In the meantime, work continues on the automated weather observing system (AWOS), which is being relocated to a southwesterly location on the airport grounds.
The airport advisory committee previously voted to recommend the move, because the proposed terminal site plan would conflict with the weather observation system’s effectiveness.
Goedeken said the framework is in place for the AWOS. City staff will pour new concrete pads for the system.
Improvements planned for the airport on the west side of Fremont have long been discussed.
Built in 1964, the current terminal needs upgrades, such as a new heating and air conditioning system.
Fremont City Administrator Brian Newton said the aircraft parking apron is worn and needs to be larger to accommodate more activity and larger planes.

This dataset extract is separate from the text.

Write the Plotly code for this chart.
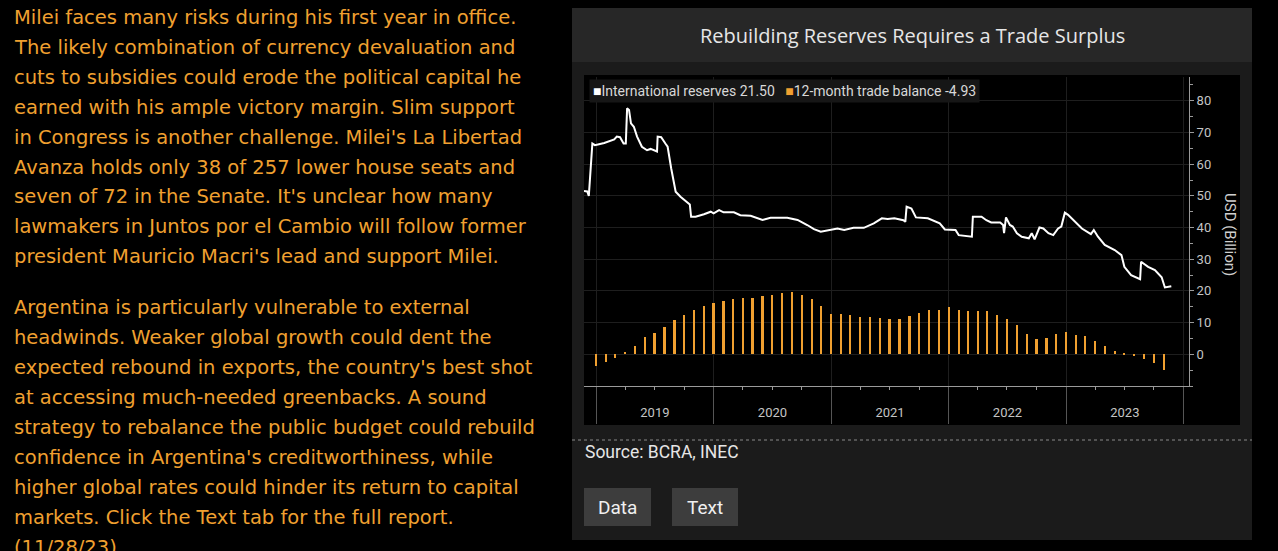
import plotly.graph_objects as go
import pandas as pd

W, H = 1278, 551

# international reserves, USD bn
res_dates = [
    "2018-11-24", "2018-12-04", "2018-12-09", "2018-12-13", "2018-12-20", "2018-12-28",
    "2019-01-26", "2019-02-26", "2019-03-06", "2019-03-16", "2019-03-27", "2019-04-03",
    "2019-04-07", "2019-04-13", "2019-04-19", "2019-04-28", "2019-05-08", "2019-05-23",
    "2019-06-08", "2019-06-19", "2019-07-01", "2019-07-09", "2019-07-11", "2019-07-22",
    "2019-08-04", "2019-08-11", "2019-08-22", "2019-08-30", "2019-09-05", "2019-09-20",
    "2019-10-04", "2019-10-19", "2019-10-23", "2019-11-06", "2019-12-02", "2019-12-23",
    "2020-01-01", "2020-01-18", "2020-02-01", "2020-03-04", "2020-03-24", "2020-04-25",
    "2020-06-01", "2020-06-26", "2020-08-17", "2020-09-18", "2020-10-18", "2020-11-08",
    "2020-11-29", "2020-12-30", "2021-01-20", "2021-02-10", "2021-03-11", "2021-04-12",
    "2021-05-13", "2021-06-07", "2021-06-25", "2021-07-16", "2021-08-02", "2021-08-13",
    "2021-08-19", "2021-08-23", "2021-09-07", "2021-09-21", "2021-10-28", "2021-11-19",
    "2021-12-04", "2021-12-20", "2022-01-22", "2022-02-01", "2022-03-14", "2022-03-17",
    "2022-04-13", "2022-04-28", "2022-05-13", "2022-06-10", "2022-06-19", "2022-06-22",
    "2022-06-28", "2022-07-10", "2022-07-19", "2022-08-01", "2022-08-16", "2022-09-07",
    "2022-09-16", "2022-09-25", "2022-10-10", "2022-10-22", "2022-11-07", "2022-11-22",
    "2022-12-07", "2022-12-17", "2022-12-28", "2023-01-07", "2023-01-28", "2023-02-19",
    "2023-03-19", "2023-03-28", "2023-04-10", "2023-05-01", "2023-06-01", "2023-06-22",
    "2023-07-01", "2023-07-22", "2023-08-19", "2023-08-22", "2023-09-13", "2023-10-04",
    "2023-10-25", "2023-11-04", "2023-11-24",
]
res_values = [
    51.5, 51.4, 50.0, 57.6, 66.5, 66.0,
    66.7, 67.8, 68.7, 68.5, 66.5, 66.5,
    77.6, 77.1, 72.9, 71.8, 68.7, 65.5,
    64.4, 64.8, 64.2, 64.0, 68.7, 68.5,
    66.5, 65.5, 58.7, 54.5, 51.3, 49.7,
    48.4, 47.3, 43.4, 43.4, 44.2, 45.0,
    44.5, 45.5, 44.8, 44.8, 43.9, 43.7,
    42.4, 43.1, 43.1, 42.4, 40.8, 39.5,
    38.7, 39.2, 39.7, 39.2, 39.9, 39.9,
    41.3, 42.9, 42.7, 42.9, 42.6, 42.3,
    41.8, 46.6, 46.0, 43.2, 42.9, 42.0,
    41.3, 39.4, 39.2, 37.6, 37.1, 43.4,
    43.4, 42.3, 41.6, 41.6, 40.8, 38.2,
    43.2, 40.8, 40.3, 38.2, 37.1, 36.6,
    38.2, 36.3, 40.0, 39.7, 38.2, 37.6,
    39.7, 40.3, 44.7, 44.0, 41.8, 39.7,
    37.9, 39.2, 37.1, 34.5, 32.9, 31.3,
    27.6, 25.0, 23.7, 29.2, 27.6, 26.6,
    24.3, 21.1, 21.5,
]

# 12-month trade balance, USD bn, monthly Jan 2019 - Nov 2023
trade_months = pd.date_range("2019-01-01", periods=59, freq="MS")
trade_values = [
    -3.8, -2.4, -1.2, 0.7, 2.7, 5.5, 6.8, 8.7, 10.8, 12.3, 13.9, 15.2,
    16.1, 16.8, 17.4, 17.7, 17.9, 18.4, 18.8, 19.3, 19.7, 18.6, 17.4, 15.2,
    12.7, 12.7, 12.4, 11.8, 11.9, 11.5, 11.1, 11.2, 12.1, 13.1, 14.0, 14.0,
    14.9, 14.0, 13.8, 13.8, 13.6, 12.5, 11.2, 9.2, 6.4, 4.9, 5.3, 6.4,
    7.1, 6.2, 5.7, 4.3, 2.5, 1.2, 0.3, -0.3, -1.4, -2.6, -4.93,
]

y_ticks = [0, 10, 20, 30, 40, 50, 60, 70, 80]

para1 = [
    "Milei faces many risks during his first year in office.",
    "The likely combination of currency devaluation and",
    "cuts to subsidies could erode the political capital he",
    "earned with his ample victory margin. Slim support",
    "in Congress is another challenge. Milei's La Libertad",
    "Avanza holds only 38 of 257 lower house seats and",
    "seven of 72 in the Senate. It's unclear how many",
    "lawmakers in Juntos por el Cambio will follow former",
    "president Mauricio Macri's lead and support Milei.",
]
para2 = [
    "Argentina is particularly vulnerable to external",
    "headwinds. Weaker global growth could dent the",
    "expected rebound in exports, the country's best shot",
    "at accessing much-needed greenbacks. A sound",
    "strategy to rebalance the public budget could rebuild",
    "confidence in Argentina's creditworthiness, while",
    "higher global rates could hinder its return to capital",
    "markets. Click the Text tab for the full report.",
    "(11/28/23)",
]

ORANGE = "#f0a030"


def px(x):
    return x / W


def py(y):
    return 1 - y / H


fig = go.Figure()
fig.add_bar(x=trade_months, y=trade_values, xaxis="x2", marker_color=ORANGE,
            marker_line_width=0, width=7 * 86400000, name="12-month trade balance")
fig.add_scatter(x=res_dates, y=res_values, mode="lines", line=dict(color="white", width=2),
                name="International reserves")

shapes = [
    dict(type="rect", xref="paper", yref="paper", x0=px(572), x1=px(1252), y0=py(540), y1=py(8),
         fillcolor="#1b1b1b", line_width=0, layer="below"),
    dict(type="rect", xref="paper", yref="paper", x0=px(572), x1=px(1252), y0=py(62), y1=py(8),
         fillcolor="#272727", line_width=0, layer="below"),
    dict(type="rect", xref="paper", yref="paper", x0=px(584), x1=px(1240), y0=py(425), y1=py(75),
         fillcolor="black", line_width=0, layer="below"),
    dict(type="line", xref="paper", yref="paper", x0=px(572), x1=px(1252), y0=py(440), y1=py(440),
         line=dict(color="#8a8a8a", width=1, dash="dot")),
    dict(type="rect", xref="paper", yref="paper", x0=px(584), x1=px(651), y0=py(526), y1=py(488),
         fillcolor="#3d3d3d", line_width=0),
    dict(type="rect", xref="paper", yref="paper", x0=px(672), x1=px(738), y0=py(526), y1=py(488),
         fillcolor="#3d3d3d", line_width=0),
]

ann = []
for i, t in enumerate(para1):
    ann.append(dict(text=t, x=px(12), y=py(18 + i * 29.8)))
for i, t in enumerate(para2):
    ann.append(dict(text=t, x=px(12), y=py(307 + i * 30)))
for a in ann:
    a.update(xref="paper", yref="paper", xanchor="left", yanchor="middle", showarrow=False,
             font=dict(family="DejaVu Sans", size=19.5, color=ORANGE))

legend_text = (f"<span style='color:white'>■</span>International reserves {res_values[-1]:.2f}"
               f"   <span style='color:{ORANGE}'>■</span>12-month trade balance {trade_values[-1]:.2f}")
ann += [
    dict(text="Rebuilding Reserves Requires a Trade Surplus", x=px(912), y=py(35), xanchor="center",
         font=dict(family="Open Sans", size=20, color="#e6e6e6")),
    dict(text=legend_text, x=px(589), y=py(91), xanchor="left", bgcolor="#161616", borderpad=3,
         font=dict(family="Roboto", size=14, color="#d8d8d8")),
    dict(text="USD (Billion)", x=px(1230), y=py(234), xanchor="center", textangle=90,
         font=dict(family="Roboto", size=15, color="#d0d0d0")),
    dict(text="Source: BCRA, INEC", x=px(583), y=py(452), xanchor="left",
         font=dict(family="Roboto", size=17.5, color="#e6e6e6")),
    dict(text="Data", x=px(617.5), y=py(507), xanchor="center",
         font=dict(family="Roboto", size=19, color="#f0f0f0")),
    dict(text="Text", x=px(705), y=py(507), xanchor="center",
         font=dict(family="Roboto", size=19, color="#f0f0f0")),
]
for a in ann[len(para1) + len(para2):]:
    a.update(xref="paper", yref="paper", yanchor="middle", showarrow=False)

x_range = ["2018-11-24", "2024-01-18"]
tick_font = dict(family="Roboto", size=13, color="#c4c4c4")

fig.update_layout(
    width=W, height=H,
    margin=dict(l=0, r=0, t=0, b=0),
    paper_bgcolor="black", plot_bgcolor="black",
    showlegend=False, bargap=0,
    shapes=shapes, annotations=ann,
    xaxis=dict(domain=[px(584), px(1189)], range=x_range, type="date",
               dtick="M12", tick0="2019-01-01", tickformat="%Y", ticklabelmode="period",
               ticks="outside", ticklen=3, tickcolor="#9a9a9a", ticklabelstandoff=11,
               minor=dict(dtick="M3", ticks="outside", ticklen=3, tickcolor="#9a9a9a", showgrid=False),
               showline=True, linecolor="#9a9a9a", linewidth=1,
               showgrid=True, gridcolor="#1e1e1e", gridwidth=1,
               tickfont=tick_font, zeroline=False),
    xaxis2=dict(overlaying="x", matches="x", anchor="y", side="bottom", type="date",
                dtick="M12", tick0="2019-01-01", ticks="outside", ticklen=37, tickcolor="#555555",
                showticklabels=False, showgrid=False, showline=False, zeroline=False),
    yaxis=dict(domain=[py(386), py(77)], range=[-10, 87.5], side="right", anchor="x",
               tickvals=y_ticks, ticks="outside", ticklen=4, tickcolor="#9a9a9a",
               minor=dict(dtick=5, tick0=0, ticks="outside", ticklen=3, tickcolor="#9a9a9a", showgrid=False),
               showline=True, linecolor="#9a9a9a", linewidth=1,
               showgrid=True, gridcolor="#1e1e1e", gridwidth=1,
               tickfont=tick_font, zeroline=False),
)

fig.write_html("out.html", config={"displayModeBar": False},
               post_script="document.body.style.margin='0';document.body.style.overflow='hidden';")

A variety of plants, stores and offices use Fremont’s airport. Businesses include: HyVee Food Store; Costco; Walmart; Menards; Taylor & Martin; ADM; 3M; Fremont Beef; and Oil Gear.
During mid-March flooding, the airport was very busy with people flying in and out of the city because roads were impassible due to the water. Supplies also were flown in to help flood victims.
The Airport Advisory Committee meets at 8:15 a.m. on the third Friday of each month at the airport at 1203 W. 23rd St. Meetings are open to the public.